Tudor's real firefighting expertise emerged just recently.

He inherited fifth-placed Juventus from Thiago Motta following a disastrous February which saw exits from both the Champions League and Coppa Italia.

Losing just one from 11 matches, he secured fourth place and Champions League qualification, earning a subsequent two-year contract.

However, Juventus sacked him four months later after results collapsed.

He pulled that trick at Lazio in March 2024 too, after replacing Maurizio Sarri following five defeats in six.
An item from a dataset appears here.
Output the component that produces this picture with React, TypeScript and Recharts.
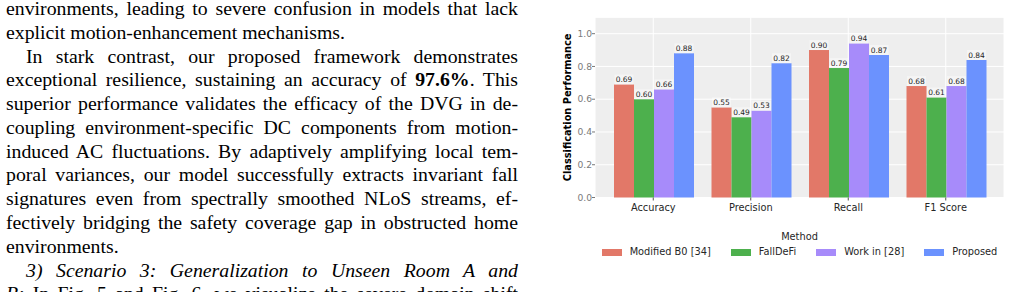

Tudor won five from nine, securing seventh and Europa League qualification before resigning after three months.

His most recent Juventus return in March 2025 ended badly, sacked in October following an eight-match winless streak.

Spurs desperately need his short-term magic to avoid a relegation nightmare, but whether Tudor's volatile history suits Tottenham's crisis remains the billion-dollar question.

What Tottenham players might not like about Tudor after 'interesting' claim

Now, Times reporter Tom Allnutt has shared some tactical insight into Tudor.

The journalist says that he actually adopts a 'front-footed', aggressive way of playing, which may please large sections of Tottenham supporters, but the players might not like another key aspect of his approach.

Allnutt also says that he is very specific and demanding tactically, and Tudor isn't a 'go out and enjoy it lads' kind of manager.

Given Tottenham's squad have helped the club to be in this mess near the bottom of the Premier League table, it is imperative that each and every star lays their bodies on the line from now until May.

The north Londoners aren't just playing for survival, but are through to the Champions League last 16.

If Tudor does the unthinkable in Europe, the journeyman tactician would undoubtedly cement his name into club folklore, so the stage could even be set for a trial period from his perspective.